Yangon—Myanmar’s Revolutionary Council chairman and military dictator U Ne Win visited the US from Sept. 7 to 18 in 1966, four years after staging a coup. It was the fifth and last trip the dictator made to the US, after having last visited in 1950.
The US invited U Ne Win as a gesture of support for his efforts to maintain Myanmar’s non-alignment and independence, and as a reaffirmation of the country’s willingness to accept true neutrality as a Southeast Asian state.
Despite previous trips there, his September 1966 tour was U Ne Win’s first as a state leader.

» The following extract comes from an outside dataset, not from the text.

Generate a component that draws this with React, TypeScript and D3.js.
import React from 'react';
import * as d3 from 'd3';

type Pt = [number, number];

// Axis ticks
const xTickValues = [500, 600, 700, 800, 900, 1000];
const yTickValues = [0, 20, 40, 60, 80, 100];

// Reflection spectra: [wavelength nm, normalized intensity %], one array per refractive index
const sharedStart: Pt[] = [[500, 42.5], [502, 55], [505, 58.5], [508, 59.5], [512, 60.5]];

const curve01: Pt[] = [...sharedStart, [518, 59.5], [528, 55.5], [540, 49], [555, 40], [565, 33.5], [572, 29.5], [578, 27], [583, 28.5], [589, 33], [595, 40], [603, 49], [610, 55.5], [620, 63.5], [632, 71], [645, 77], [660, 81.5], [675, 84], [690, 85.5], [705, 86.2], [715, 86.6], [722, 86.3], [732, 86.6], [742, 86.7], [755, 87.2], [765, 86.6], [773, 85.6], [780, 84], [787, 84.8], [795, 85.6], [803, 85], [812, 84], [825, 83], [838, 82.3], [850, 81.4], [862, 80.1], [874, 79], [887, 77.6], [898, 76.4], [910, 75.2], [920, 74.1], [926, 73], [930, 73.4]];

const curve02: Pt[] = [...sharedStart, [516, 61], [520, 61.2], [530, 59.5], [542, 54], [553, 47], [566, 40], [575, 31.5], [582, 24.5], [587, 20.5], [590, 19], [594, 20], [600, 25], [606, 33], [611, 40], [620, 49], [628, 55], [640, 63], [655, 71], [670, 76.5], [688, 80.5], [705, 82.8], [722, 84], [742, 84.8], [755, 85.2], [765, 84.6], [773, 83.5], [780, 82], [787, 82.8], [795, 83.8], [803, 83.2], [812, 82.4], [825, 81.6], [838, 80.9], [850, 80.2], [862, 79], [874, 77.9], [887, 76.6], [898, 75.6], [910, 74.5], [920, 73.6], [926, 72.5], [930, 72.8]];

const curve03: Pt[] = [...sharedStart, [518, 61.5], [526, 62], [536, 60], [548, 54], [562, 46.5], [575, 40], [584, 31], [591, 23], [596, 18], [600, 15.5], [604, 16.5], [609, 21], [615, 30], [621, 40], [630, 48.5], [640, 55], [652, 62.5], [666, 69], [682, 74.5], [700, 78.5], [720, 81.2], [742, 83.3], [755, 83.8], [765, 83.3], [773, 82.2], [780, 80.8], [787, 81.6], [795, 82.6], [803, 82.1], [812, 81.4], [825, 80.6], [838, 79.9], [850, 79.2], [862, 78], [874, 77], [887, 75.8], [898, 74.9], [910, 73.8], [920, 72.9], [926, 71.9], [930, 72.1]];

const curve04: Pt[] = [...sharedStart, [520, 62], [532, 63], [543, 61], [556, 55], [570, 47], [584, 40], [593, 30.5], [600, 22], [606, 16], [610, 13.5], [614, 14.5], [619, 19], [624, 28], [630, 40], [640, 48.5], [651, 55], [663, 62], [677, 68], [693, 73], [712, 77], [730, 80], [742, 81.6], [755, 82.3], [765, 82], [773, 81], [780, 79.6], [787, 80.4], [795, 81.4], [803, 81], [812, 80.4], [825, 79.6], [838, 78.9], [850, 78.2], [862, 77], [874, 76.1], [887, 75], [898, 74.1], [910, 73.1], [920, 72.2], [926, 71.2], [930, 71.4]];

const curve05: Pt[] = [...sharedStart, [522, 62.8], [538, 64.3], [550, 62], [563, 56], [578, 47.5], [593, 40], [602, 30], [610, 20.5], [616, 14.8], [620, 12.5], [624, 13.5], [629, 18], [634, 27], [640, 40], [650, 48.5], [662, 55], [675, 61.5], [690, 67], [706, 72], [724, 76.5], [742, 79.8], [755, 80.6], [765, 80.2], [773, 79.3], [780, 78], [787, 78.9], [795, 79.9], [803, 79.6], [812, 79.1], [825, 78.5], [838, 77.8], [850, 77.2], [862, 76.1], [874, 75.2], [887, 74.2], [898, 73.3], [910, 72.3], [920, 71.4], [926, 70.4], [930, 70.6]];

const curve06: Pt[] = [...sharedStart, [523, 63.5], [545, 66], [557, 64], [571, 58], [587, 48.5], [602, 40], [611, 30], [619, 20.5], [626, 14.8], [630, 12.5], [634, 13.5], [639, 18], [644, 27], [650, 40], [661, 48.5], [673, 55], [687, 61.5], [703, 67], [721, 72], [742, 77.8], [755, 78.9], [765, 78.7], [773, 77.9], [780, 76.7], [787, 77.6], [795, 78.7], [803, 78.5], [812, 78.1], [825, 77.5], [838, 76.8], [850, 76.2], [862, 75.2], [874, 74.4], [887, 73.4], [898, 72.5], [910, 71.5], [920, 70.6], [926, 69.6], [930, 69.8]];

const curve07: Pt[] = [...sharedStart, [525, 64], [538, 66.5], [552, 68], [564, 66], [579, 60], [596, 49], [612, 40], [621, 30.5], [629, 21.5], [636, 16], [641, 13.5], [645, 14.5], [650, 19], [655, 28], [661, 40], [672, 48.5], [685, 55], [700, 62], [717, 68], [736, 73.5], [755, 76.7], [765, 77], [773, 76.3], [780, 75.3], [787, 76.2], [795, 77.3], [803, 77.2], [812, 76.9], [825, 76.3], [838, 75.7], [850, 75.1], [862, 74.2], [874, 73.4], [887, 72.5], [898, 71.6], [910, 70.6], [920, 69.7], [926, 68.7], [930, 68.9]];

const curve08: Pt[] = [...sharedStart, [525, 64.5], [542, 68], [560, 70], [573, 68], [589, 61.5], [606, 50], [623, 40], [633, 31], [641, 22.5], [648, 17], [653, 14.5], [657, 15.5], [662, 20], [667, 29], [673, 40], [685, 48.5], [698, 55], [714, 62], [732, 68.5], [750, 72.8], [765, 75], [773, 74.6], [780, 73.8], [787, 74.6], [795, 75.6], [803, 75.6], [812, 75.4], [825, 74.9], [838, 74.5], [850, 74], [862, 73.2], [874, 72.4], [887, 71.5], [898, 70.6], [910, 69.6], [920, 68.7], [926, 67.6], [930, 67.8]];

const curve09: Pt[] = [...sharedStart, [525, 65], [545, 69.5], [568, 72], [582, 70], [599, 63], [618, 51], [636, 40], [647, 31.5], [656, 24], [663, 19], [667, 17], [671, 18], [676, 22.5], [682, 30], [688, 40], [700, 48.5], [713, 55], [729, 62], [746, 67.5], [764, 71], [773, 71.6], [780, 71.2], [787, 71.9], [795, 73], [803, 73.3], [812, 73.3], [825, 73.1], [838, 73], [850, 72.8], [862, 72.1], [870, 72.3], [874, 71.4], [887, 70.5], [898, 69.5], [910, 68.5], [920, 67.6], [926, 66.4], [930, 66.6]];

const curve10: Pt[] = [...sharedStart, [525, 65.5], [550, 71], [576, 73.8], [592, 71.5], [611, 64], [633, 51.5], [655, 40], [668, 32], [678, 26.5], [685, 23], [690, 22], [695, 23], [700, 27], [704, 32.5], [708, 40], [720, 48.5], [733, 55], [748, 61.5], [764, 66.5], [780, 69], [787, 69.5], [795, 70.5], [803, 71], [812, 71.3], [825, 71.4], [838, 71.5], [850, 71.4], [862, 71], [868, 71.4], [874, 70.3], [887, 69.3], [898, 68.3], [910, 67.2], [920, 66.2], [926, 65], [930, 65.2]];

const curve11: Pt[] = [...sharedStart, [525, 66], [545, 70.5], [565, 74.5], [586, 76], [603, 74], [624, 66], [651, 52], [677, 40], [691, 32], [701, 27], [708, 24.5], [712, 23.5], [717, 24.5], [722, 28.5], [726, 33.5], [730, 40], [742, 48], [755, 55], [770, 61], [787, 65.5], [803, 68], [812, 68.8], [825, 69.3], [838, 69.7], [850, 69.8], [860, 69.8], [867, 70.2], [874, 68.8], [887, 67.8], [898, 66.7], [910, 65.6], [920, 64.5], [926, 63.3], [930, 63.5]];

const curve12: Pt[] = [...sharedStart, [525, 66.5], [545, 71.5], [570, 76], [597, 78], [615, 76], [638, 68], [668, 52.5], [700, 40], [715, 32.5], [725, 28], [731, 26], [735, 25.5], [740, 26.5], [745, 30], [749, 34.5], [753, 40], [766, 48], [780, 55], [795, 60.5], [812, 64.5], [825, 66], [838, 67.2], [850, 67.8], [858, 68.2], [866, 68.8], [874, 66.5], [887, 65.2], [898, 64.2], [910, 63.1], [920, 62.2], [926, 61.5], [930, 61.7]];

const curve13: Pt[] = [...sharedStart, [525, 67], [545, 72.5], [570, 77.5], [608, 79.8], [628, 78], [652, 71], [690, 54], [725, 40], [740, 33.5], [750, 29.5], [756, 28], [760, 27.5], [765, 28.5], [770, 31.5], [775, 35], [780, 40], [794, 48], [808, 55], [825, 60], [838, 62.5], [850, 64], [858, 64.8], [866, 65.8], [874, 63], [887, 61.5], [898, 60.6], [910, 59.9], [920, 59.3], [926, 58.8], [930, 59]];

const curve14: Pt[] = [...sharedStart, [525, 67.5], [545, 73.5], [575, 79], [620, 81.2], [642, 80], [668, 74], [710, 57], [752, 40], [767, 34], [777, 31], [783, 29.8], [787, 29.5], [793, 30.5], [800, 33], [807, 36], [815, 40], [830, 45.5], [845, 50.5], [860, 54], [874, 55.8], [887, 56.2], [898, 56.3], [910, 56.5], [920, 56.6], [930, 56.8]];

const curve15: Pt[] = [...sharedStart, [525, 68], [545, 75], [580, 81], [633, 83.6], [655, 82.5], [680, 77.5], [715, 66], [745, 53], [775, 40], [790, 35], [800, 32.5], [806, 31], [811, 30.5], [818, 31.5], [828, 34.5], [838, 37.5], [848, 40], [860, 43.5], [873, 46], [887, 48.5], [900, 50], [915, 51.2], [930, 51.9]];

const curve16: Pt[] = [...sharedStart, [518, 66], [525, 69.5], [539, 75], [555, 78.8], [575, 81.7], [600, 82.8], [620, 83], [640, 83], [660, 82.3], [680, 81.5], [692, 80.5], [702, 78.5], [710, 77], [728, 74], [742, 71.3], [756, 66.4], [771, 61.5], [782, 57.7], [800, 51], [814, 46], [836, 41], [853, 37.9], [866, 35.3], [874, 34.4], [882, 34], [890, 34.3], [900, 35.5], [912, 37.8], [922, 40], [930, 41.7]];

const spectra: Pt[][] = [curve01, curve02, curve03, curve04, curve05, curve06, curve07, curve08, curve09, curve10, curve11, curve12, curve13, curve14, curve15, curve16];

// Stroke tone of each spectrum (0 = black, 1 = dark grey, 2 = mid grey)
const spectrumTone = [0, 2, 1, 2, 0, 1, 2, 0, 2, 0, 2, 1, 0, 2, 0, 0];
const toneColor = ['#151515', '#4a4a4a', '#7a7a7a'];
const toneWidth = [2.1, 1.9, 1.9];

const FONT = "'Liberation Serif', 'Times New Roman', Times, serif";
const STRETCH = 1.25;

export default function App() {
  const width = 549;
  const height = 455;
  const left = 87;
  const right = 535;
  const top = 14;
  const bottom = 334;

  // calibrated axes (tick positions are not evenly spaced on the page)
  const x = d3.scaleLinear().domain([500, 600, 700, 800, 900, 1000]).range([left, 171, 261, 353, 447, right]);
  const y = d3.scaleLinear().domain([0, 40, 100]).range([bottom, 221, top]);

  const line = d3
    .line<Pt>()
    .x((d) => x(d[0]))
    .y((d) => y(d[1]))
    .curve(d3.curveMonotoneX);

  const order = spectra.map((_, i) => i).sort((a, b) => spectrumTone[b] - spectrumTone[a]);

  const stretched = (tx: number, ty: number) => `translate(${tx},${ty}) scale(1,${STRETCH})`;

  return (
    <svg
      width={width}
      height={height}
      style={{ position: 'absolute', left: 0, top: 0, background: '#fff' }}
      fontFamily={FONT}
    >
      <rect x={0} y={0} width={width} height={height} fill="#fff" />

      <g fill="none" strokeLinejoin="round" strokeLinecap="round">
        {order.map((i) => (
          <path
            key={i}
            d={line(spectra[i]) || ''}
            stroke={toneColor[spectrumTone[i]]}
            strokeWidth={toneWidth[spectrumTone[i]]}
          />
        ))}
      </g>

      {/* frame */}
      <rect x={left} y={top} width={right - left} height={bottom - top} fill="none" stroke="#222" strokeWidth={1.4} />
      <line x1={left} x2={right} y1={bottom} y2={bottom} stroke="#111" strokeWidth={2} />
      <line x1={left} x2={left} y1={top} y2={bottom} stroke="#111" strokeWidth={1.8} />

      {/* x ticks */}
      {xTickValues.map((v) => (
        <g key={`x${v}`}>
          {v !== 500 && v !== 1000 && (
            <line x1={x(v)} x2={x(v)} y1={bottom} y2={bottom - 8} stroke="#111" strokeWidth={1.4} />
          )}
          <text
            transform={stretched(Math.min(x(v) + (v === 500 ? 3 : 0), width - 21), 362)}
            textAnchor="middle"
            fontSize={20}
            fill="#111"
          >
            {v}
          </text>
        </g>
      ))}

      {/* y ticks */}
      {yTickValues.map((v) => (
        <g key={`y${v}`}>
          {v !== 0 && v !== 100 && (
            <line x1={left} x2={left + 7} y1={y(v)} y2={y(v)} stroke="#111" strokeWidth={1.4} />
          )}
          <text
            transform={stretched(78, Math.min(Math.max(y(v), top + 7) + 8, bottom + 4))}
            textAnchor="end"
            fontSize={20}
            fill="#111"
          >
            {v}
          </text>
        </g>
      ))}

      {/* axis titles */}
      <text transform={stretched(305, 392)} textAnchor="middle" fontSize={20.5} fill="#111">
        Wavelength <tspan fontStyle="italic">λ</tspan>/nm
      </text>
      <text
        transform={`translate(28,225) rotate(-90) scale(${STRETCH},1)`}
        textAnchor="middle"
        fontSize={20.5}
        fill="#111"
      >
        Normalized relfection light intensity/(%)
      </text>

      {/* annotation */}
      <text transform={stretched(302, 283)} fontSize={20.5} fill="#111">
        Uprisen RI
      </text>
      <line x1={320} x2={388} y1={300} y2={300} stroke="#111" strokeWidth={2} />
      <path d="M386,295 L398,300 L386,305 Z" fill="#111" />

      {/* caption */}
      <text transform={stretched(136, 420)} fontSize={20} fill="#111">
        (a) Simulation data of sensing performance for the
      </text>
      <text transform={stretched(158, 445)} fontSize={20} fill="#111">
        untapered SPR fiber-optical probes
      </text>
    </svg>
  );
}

He was welcomed to the US on his first visit as a state leader there by US President Lyndon B. Johnson and UN Secretary General U Thant, who was also a Myanmar citizen.

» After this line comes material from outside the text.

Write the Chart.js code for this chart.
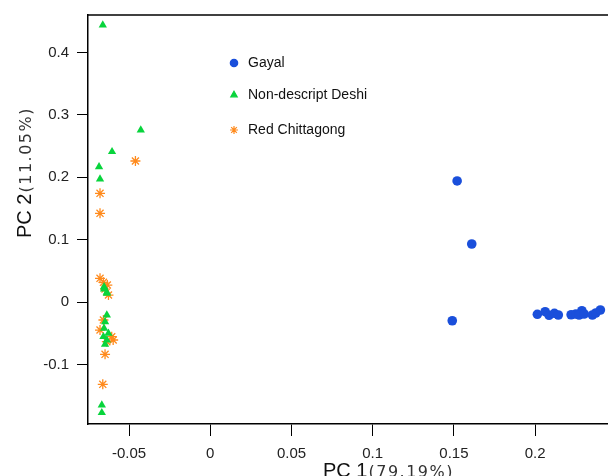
<!doctype html>
<html lang="en">
<head>
  <meta charset="utf-8">
  <title>PCA plot</title>
  <script src="https://cdn.jsdelivr.net/npm/chart.js@4.4.0/dist/chart.umd.min.js"></script>
  <style>
    html, body { margin: 0; padding: 0; background: #fff; }
  </style>
</head>
<body>
  <canvas id="myChart" width="608" height="476"></canvas>
  <script>
    // groups + PC scores
    const groups = ['Gayal', 'Non-descript Deshi', 'Red Chittagong'];

    const gayalX = [0.152, 0.161, 0.149, 0.2014, 0.2062, 0.2086, 0.2119, 0.2143, 0.2222, 0.2251, 0.2288, 0.2271, 0.2302, 0.2353, 0.2374, 0.2402];
    const gayalY = [0.194, 0.093, -0.030, -0.0197, -0.0155, -0.0213, -0.0181, -0.0208, -0.0204, -0.0192, -0.0139, -0.0208, -0.0192, -0.0208, -0.0176, -0.0128];

    const deshiX = [-0.0662, -0.0428, -0.0605, -0.0685, -0.0679, -0.0654, -0.0637, -0.0654, -0.0637, -0.0637, -0.0648, -0.0654, -0.0627, -0.0658, -0.0637, -0.0648, -0.0668, -0.0668];
    const deshiY = [0.4439, 0.2756, 0.2409, 0.2168, 0.1971, 0.0245, 0.0155, 0.0208, 0.0139, -0.0208, -0.0316, -0.0421, -0.0502, -0.0556, -0.0609, -0.0678, -0.1651, -0.1774];

    const redX = [-0.0461, -0.0679, -0.0679, -0.0679, -0.0658, -0.0634, -0.0648, -0.0627, -0.0658, -0.0679, -0.0607, -0.0598, -0.0637, -0.0648, -0.0662];
    const redY = [0.226, 0.1742, 0.1421, 0.0380, 0.0316, 0.0272, 0.0208, 0.0112, -0.0288, -0.0449, -0.0556, -0.0609, -0.0636, -0.0838, -0.1319];

    const xTicks = [-0.05, 0, 0.05, 0.1, 0.15, 0.2];
    const yTicks = [-0.1, 0, 0.1, 0.2, 0.3, 0.4];

    const colors = ['#1a4fdb', '#08d43c', '#ff8a1c'];
    const styles = ['circle', 'triangle', 'star'];

    function pts(xs, ys) {
      return xs.map((x, i) => ({ x: x, y: ys[i] }));
    }
    function fmt(v) {
      return String(Math.round(v * 100) / 100);
    }

    // box top line, legend and the two axis titles (mixed font sizes)
    const extras = {
      id: 'extras',
      afterDraw(chart) {
        const ctx = chart.ctx;
        const a = chart.chartArea;
        ctx.save();
        ctx.strokeStyle = '#000';
        ctx.lineWidth = 1.5;
        ctx.beginPath();
        ctx.moveTo(a.left, a.top);
        ctx.lineTo(chart.width, a.top);
        ctx.stroke();

        // legend
        const lx = 234, ly = [63, 95, 130];
        ctx.font = '14px "Liberation Sans", Arial, sans-serif';
        ctx.textBaseline = 'middle';
        ctx.textAlign = 'left';
        groups.forEach((g, i) => {
          ctx.fillStyle = colors[i];
          ctx.strokeStyle = colors[i];
          ctx.lineWidth = 1.2;
          Chart.helpers.drawPoint(ctx, { pointStyle: styles[i], radius: i == 2 ? 4 : 3.7, borderWidth: 1 }, lx, ly[i]);
          ctx.fillStyle = '#111';
          ctx.fillText(g, 248, ly[i]);
        });

        // x title
        ctx.textBaseline = 'alphabetic';
        ctx.fillStyle = '#111';
        ctx.font = '20px "Liberation Sans", Arial, sans-serif';
        const w1 = ctx.measureText('PC 1').width;
        ctx.font = '16px "DejaVu Sans", sans-serif';
        ctx.letterSpacing = '1.5px';
        const w2 = ctx.measureText('(79.19%)').width;
        ctx.letterSpacing = '0px';
        let sx = 388 - (w1 + w2) / 2;
        ctx.font = '20px "Liberation Sans", Arial, sans-serif';
        ctx.fillText('PC 1', sx, 477);
        ctx.font = '16px "DejaVu Sans", sans-serif';
        ctx.letterSpacing = '1.5px';
        ctx.fillStyle = '#333';
        ctx.fillText('(79.19%)', sx + w1 + 1, 477);
        ctx.letterSpacing = '0px';

        // y title
        ctx.translate(31, 173);
        ctx.rotate(-Math.PI / 2);
        ctx.fillStyle = '#111';
        ctx.font = '20px "Liberation Sans", Arial, sans-serif';
        const v1 = ctx.measureText('PC 2').width;
        ctx.font = '16px "DejaVu Sans", sans-serif';
        ctx.letterSpacing = '1.5px';
        const v2 = ctx.measureText('(11.05%)').width;
        ctx.letterSpacing = '0px';
        let sy = -(v1 + v2) / 2;
        ctx.font = '20px "Liberation Sans", Arial, sans-serif';
        ctx.fillText('PC 2', sy, 0);
        ctx.font = '16px "DejaVu Sans", sans-serif';
        ctx.letterSpacing = '1.5px';
        ctx.fillStyle = '#333';
        ctx.fillText('(11.05%)', sy + v1 + 1, 0);
        ctx.restore();
      }
    };

    const tickFont = { family: '"Liberation Sans", Arial, sans-serif', size: 15 };

    const data = {
      datasets: [
        { label: groups[0], data: pts(gayalX, gayalY), pointStyle: styles[0], pointRadius: 4.8, backgroundColor: colors[0], borderColor: colors[0], borderWidth: 0 },
        { label: groups[1], data: pts(deshiX, deshiY), pointStyle: styles[1], pointRadius: 4.8, backgroundColor: colors[1], borderColor: colors[1], borderWidth: 0 },
        { label: groups[2], data: pts(redX, redY), pointStyle: styles[2], pointRadius: 5, backgroundColor: colors[2], borderColor: colors[2], borderWidth: 1.3 }
      ]
    };

    const config = {
      type: 'scatter',
      data: data,
      options: {
        responsive: false,
        animation: false,
        layout: { autoPadding: false, padding: { top: 15, right: 0, left: 0, bottom: 0 } },
        plugins: { legend: { display: false }, tooltip: { enabled: false } },
        scales: {
          x: {
            type: 'linear',
            min: -0.0753,
            max: 0.2449,
            afterBuildTicks: axis => { axis.ticks = xTicks.map(v => ({ value: v })); },
            afterFit: s => { s.height = 52; s.paddingRight = 0; s.paddingLeft = 0; },
            ticks: { callback: v => fmt(v), font: tickFont, color: '#222', padding: 9, maxRotation: 0 },
            grid: { drawOnChartArea: false, drawTicks: true, tickLength: 12, color: '#000', lineWidth: 1 },
            border: { color: '#000', width: 1.5 }
          },
          y: {
            type: 'linear',
            min: -0.1955,
            max: 0.46,
            afterBuildTicks: axis => { axis.ticks = yTicks.map(v => ({ value: v })); },
            afterFit: s => { s.width = 88; s.paddingTop = 0; s.paddingBottom = 0; },
            ticks: { callback: v => fmt(v), font: tickFont, color: '#222', padding: 8 },
            grid: { drawOnChartArea: false, drawTicks: true, tickLength: 11, color: '#000', lineWidth: 1 },
            border: { color: '#000', width: 1.5 }
          }
        }
      },
      plugins: [extras]
    };

    const ctx = document.getElementById('myChart').getContext('2d');
    const myChart = new Chart(ctx, config);
  </script>
</body>
</html>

According to an official statement, the US president expressed his understanding of Burma’s non-alignment policy, and both leaders affirmed their determination to strengthen friendly relations “in the mutual interest of their two peoples and in the service of the cause of peace and international understanding.”

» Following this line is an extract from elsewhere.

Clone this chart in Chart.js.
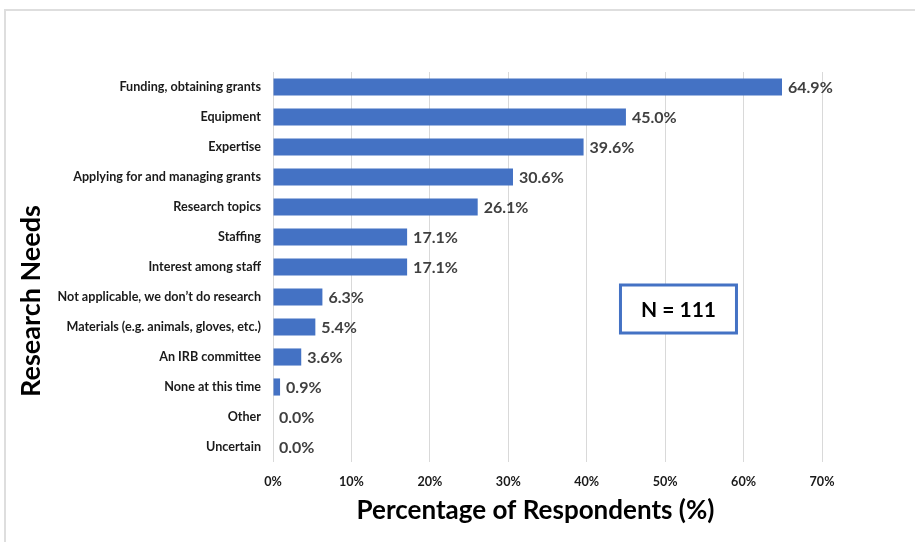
<!DOCTYPE html>
<html>
<head>
<meta charset="utf-8">
<script src="https://cdn.jsdelivr.net/npm/chart.js@4.4.0/dist/chart.umd.min.js"></script>
<style>
  html, body { margin: 0; padding: 0; background: #ffffff; }
  #wrap { position: relative; width: 915px; height: 542px; overflow: hidden; }
  #frame {
    position: absolute; left: 4px; top: 9px; right: -10px; bottom: -10px;
    border-top: 2px solid #dedede; border-left: 2px solid #dedede;
  }
  canvas { position: absolute; left: 0; top: 0; }
</style>
</head>
<body>
<div id="wrap">
  <div id="frame"></div>
  <canvas id="needsChart" width="915" height="542"></canvas>
</div>
<script>
// ============================================================
// DATA
// ============================================================

const needLabels = [
  "Funding, obtaining grants",
  "Equipment",
  "Expertise",
  "Applying for and managing grants",
  "Research topics",
  "Staffing",
  "Interest among staff",
  "Not applicable, we don\u2019t do research",
  "Materials (e.g. animals, gloves, etc.)",
  "An IRB committee",
  "None at this time",
  "Other",
  "Uncertain"
];

const needValues = [64.9, 45.0, 39.6, 30.6, 26.1, 17.1, 17.1, 6.3, 5.4, 3.6, 0.9, 0.0, 0.0];

const xTickValues = [0, 10, 20, 30, 40, 50, 60, 70];

const sampleNote = "N = 111";
const xTitle = "Percentage of Respondents (%)";
const yTitle = "Research Needs";

const FONT = "Lato, 'Open Sans', sans-serif";
const BAR_BLUE = "#4472C4";

// ============================================================
// PLUGINS
// ============================================================

// value labels at the end of each bar
const valueLabelPlugin = {
  id: "valueLabels",
  afterDatasetsDraw(chart) {
    const ctx = chart.ctx;
    const meta = chart.getDatasetMeta(0);
    ctx.save();
    ctx.font = "bold 16px " + FONT;
    ctx.fillStyle = "#404040";
    ctx.textAlign = "left";
    ctx.textBaseline = "middle";
    meta.data.forEach((bar, i) => {
      ctx.fillText(needValues[i].toFixed(1) + "%", bar.x + 6, bar.y + 1);
    });
    ctx.restore();
  }
};

// axis titles and the "N =" box
const extrasPlugin = {
  id: "extras",
  afterDraw(chart) {
    const ctx = chart.ctx;
    const area = chart.chartArea;
    const xScale = chart.scales.x;
    const yScale = chart.scales.y;

    ctx.save();

    // x title
    ctx.font = "bold 26px " + FONT;
    ctx.fillStyle = "#000000";
    ctx.textAlign = "center";
    ctx.textBaseline = "middle";
    ctx.fillText(xTitle, (area.left + area.right) / 2 - 12, area.bottom + 49);

    // y title
    ctx.save();
    ctx.font = "bold 27px " + FONT;
    ctx.translate(31, (area.top + area.bottom) / 2 + 34);
    ctx.rotate(-Math.PI / 2);
    ctx.fillText(yTitle, 0, 0);
    ctx.restore();

    // N box
    const cx = xScale.getPixelForValue(51.7);
    const cy = yScale.getPixelForValue(7.4);
    const w = 116, h = 48;
    ctx.fillStyle = "#ffffff";
    ctx.fillRect(cx - w / 2, cy - h / 2, w, h);
    ctx.strokeStyle = BAR_BLUE;
    ctx.lineWidth = 3;
    ctx.strokeRect(cx - w / 2, cy - h / 2, w, h);
    ctx.font = "bold 21px " + FONT;
    ctx.fillStyle = "#000000";
    ctx.fillText(sampleNote, cx, cy + 1);

    ctx.restore();
  }
};

// ============================================================
// CHART
// ============================================================

new Chart(document.getElementById("needsChart"), {
  type: "bar",
  data: {
    labels: needLabels,
    datasets: [
      {
        data: needValues,
        backgroundColor: BAR_BLUE,
        borderWidth: 0,
        categoryPercentage: 1,
        barPercentage: 0.57
      }
    ]
  },
  options: {
    indexAxis: "y",
    responsive: false,
    animation: false,
    devicePixelRatio: 1,
    layout: {
      padding: { top: 72, right: 93, left: 0, bottom: 0 }
    },
    plugins: {
      legend: { display: false },
      tooltip: { enabled: false }
    },
    scales: {
      x: {
        type: "linear",
        min: 0,
        max: 70,
        afterBuildTicks(scale) {
          scale.ticks = xTickValues.map(v => ({ value: v }));
        },
        afterFit(scale) {
          scale.height = 80;
        },
        grid: {
          color: "#d9d9d9",
          lineWidth: 1,
          drawTicks: false
        },
        border: { display: false },
        ticks: {
          padding: 12,
          color: "#1a1a1a",
          font: { family: FONT, size: 12.6, weight: "bold" },
          callback: value => value + "%"
        }
      },
      y: {
        afterFit(scale) {
          scale.width = 273;
        },
        grid: { display: false, drawTicks: false },
        border: { display: false },
        ticks: {
          padding: 12,
          color: "#1a1a1a",
          font: { family: FONT, size: 12.6, weight: "bold" }
        }
      }
    }
  },
  plugins: [valueLabelPlugin, extrasPlugin]
});
</script>
</body>
</html>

President Johnson and U Ne Win held private talks on economic development and agricultural modernization in Myanmar during the visit.
U Ne Win and his wife, Daw Khin May Than, visited the White House, the UN headquarters and museums, among other places. The couple presented the US President and his wife with a teak coffee table, four chairs and a tea set.
Johnson and his wife presented a golf set to U Ne Win, who loved golf. The couple also gifted them a table clock, a gramophone and a music album for U Ne Win’s children left in Yangon.
At a press conference held after U Ne Win’s return to Myanmar, US officials, in response to questions from members of the press, said that no discussions were held regarding the arrest of Myanmar’s then-Prime Minister U Nu during the visit.
Four years prior, U Ne Win staged a coup; U Nu was still in detention from that coup in Yangon while U Ne Win was in the US.